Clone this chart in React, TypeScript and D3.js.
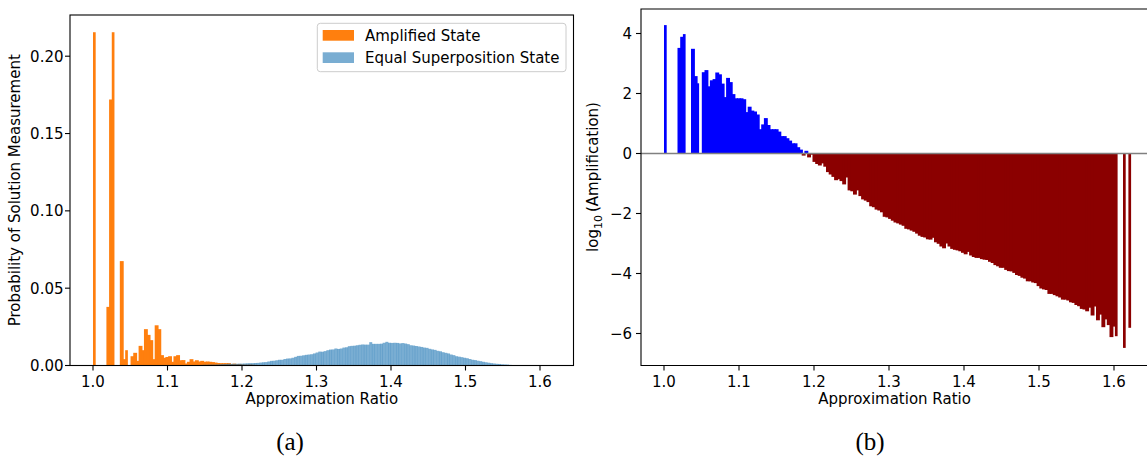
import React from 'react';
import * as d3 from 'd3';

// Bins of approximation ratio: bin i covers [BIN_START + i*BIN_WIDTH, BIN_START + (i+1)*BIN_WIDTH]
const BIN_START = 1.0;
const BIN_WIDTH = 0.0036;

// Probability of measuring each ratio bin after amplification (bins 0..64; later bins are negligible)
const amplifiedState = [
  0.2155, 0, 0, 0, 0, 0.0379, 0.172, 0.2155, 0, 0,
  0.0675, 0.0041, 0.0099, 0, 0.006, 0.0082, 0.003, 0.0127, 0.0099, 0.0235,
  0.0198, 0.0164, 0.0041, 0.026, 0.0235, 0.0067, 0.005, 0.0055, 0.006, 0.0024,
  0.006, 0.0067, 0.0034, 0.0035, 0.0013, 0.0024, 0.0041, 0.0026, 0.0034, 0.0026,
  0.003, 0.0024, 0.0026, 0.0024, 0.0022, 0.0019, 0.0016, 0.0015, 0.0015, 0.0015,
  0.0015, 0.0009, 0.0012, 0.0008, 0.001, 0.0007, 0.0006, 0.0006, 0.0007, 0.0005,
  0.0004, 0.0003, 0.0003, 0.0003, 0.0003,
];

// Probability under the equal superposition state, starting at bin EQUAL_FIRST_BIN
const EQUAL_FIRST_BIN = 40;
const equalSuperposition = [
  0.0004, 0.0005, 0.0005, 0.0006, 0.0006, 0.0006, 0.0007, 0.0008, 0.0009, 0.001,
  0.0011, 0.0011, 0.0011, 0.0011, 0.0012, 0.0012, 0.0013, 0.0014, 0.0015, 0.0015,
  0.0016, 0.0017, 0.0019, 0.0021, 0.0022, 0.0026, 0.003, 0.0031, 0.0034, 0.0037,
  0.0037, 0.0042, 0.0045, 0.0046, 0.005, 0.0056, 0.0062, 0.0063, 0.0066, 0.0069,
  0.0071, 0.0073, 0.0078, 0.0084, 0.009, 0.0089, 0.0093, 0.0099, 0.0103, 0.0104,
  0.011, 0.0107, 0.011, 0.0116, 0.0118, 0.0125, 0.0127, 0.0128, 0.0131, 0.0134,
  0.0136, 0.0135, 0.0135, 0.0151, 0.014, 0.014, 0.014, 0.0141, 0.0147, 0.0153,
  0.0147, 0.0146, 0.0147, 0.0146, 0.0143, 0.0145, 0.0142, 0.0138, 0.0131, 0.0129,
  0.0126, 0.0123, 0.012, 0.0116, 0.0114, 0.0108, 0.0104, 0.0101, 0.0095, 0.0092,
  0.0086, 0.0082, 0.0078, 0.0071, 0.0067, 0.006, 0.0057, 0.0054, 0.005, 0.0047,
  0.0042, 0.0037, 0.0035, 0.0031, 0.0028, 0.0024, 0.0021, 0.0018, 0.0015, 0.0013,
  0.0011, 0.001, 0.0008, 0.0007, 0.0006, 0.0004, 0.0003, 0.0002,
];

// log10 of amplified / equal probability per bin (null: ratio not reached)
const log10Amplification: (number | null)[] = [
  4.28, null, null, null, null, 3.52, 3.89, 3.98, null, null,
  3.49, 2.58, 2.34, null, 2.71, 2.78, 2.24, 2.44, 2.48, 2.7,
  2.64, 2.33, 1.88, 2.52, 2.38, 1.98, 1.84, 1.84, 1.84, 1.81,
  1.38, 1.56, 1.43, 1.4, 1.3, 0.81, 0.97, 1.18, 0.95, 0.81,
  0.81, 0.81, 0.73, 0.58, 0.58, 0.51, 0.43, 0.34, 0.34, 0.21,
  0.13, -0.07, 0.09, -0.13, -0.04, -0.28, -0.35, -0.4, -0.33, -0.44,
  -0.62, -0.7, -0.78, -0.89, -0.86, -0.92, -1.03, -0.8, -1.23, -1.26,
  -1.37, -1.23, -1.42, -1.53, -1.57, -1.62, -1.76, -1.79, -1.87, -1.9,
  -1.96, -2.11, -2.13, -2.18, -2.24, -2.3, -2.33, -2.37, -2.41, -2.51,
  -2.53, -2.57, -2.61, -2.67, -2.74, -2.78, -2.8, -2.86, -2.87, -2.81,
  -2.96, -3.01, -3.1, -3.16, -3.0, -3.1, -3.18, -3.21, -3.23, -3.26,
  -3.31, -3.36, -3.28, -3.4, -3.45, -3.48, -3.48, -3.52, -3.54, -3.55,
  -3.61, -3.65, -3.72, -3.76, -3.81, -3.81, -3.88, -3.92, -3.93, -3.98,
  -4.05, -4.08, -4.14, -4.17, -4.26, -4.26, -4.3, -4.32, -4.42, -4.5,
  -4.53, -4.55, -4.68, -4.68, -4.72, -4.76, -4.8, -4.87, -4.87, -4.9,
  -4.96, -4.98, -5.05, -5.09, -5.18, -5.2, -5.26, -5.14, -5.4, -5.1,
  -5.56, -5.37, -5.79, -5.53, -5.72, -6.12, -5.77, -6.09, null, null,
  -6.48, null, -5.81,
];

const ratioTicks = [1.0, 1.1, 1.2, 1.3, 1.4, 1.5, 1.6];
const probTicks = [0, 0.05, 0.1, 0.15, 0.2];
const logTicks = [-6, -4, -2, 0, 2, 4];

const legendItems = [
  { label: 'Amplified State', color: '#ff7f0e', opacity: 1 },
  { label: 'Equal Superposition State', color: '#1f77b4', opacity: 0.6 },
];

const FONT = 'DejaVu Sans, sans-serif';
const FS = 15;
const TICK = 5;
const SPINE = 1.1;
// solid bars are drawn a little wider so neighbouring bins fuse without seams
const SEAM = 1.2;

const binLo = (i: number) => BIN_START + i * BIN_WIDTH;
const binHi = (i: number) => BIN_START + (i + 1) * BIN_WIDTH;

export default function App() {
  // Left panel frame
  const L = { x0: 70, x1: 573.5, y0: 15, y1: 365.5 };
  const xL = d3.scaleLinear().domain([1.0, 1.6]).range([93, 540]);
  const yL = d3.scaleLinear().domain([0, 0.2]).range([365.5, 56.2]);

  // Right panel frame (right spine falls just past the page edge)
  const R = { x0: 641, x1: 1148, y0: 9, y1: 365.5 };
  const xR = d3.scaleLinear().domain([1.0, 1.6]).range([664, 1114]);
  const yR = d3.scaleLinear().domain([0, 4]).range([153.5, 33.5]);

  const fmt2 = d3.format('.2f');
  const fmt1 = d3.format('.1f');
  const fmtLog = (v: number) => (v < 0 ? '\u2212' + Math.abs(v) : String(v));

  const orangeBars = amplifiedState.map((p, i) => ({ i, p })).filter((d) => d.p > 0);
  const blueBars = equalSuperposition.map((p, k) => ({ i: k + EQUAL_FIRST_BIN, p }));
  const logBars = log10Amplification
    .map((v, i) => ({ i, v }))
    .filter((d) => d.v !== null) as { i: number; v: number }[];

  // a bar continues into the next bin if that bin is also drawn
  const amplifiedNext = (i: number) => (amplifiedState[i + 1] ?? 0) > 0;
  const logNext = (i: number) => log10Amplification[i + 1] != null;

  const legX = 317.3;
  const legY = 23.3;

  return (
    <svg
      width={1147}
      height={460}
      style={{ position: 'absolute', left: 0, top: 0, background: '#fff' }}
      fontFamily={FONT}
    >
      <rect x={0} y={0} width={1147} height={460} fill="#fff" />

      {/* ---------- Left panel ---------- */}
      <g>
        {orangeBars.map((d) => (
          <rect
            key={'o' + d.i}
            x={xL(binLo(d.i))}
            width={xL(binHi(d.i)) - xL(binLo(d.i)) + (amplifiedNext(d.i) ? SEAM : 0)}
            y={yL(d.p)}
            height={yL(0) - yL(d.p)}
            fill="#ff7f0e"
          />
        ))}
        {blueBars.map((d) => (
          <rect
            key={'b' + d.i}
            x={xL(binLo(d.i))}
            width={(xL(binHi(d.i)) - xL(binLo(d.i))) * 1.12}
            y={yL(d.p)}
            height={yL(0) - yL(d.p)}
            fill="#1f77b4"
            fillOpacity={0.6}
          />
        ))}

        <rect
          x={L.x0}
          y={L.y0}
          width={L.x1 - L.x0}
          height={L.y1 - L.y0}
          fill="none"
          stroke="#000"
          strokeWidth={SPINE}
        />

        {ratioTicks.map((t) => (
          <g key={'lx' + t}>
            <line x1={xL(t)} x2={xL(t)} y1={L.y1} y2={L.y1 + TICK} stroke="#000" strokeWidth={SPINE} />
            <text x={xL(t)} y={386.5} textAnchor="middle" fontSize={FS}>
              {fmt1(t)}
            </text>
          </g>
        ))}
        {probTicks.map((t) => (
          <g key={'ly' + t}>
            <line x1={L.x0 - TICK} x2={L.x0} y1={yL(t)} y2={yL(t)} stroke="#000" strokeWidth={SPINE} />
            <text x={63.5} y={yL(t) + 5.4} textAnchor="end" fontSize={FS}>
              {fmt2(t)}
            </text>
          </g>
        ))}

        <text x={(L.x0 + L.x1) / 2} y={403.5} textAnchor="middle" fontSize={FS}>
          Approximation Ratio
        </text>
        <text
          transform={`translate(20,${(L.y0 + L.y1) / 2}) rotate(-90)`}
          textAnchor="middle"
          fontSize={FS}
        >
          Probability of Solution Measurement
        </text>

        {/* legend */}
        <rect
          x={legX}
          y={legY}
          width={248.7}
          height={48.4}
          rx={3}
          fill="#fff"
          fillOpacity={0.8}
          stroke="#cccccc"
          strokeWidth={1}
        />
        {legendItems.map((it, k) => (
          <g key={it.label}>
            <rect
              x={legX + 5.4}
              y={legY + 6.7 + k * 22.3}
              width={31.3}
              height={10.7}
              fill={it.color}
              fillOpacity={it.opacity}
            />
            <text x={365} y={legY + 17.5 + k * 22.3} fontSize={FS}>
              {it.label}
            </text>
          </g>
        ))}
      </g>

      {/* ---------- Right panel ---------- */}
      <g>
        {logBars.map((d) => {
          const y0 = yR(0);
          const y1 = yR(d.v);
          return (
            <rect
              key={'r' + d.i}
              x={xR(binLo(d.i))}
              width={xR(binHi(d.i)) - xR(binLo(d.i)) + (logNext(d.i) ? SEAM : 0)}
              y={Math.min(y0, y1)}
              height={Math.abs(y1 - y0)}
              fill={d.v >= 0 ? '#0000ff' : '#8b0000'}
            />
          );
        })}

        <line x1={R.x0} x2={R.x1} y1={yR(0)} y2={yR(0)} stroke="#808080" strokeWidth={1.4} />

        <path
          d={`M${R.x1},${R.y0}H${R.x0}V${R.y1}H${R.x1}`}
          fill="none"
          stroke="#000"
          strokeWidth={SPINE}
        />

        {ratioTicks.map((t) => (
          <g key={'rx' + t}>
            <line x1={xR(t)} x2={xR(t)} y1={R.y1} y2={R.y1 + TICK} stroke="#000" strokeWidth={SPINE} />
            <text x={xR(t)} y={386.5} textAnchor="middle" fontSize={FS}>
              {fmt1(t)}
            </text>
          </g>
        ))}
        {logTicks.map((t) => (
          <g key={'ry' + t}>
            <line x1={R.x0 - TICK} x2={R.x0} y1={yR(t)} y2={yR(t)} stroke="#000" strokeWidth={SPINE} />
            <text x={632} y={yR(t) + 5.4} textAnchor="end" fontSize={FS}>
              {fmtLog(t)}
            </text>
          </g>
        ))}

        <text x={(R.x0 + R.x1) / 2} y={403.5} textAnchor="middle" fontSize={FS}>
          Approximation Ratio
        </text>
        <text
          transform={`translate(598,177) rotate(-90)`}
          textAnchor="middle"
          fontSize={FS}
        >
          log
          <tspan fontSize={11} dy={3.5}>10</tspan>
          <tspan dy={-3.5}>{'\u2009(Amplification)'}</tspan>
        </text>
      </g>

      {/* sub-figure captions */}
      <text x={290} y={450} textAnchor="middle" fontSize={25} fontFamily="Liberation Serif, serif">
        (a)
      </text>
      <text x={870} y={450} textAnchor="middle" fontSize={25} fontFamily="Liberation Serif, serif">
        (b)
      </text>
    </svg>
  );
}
________________
• The task
Go from the first line of the data above to the line containing "const BIN_WIDTH = 0.0036;" and retype exactly those lines, both included, but none of the pictures.

• Answer for the task
Clone this chart in React, TypeScript and D3.js.
import React from 'react';
import * as d3 from 'd3';

// Bins of approximation ratio: bin i covers [BIN_START + i*BIN_WIDTH, BIN_START + (i+1)*BIN_WIDTH]
const BIN_START = 1.0;
const BIN_WIDTH = 0.0036;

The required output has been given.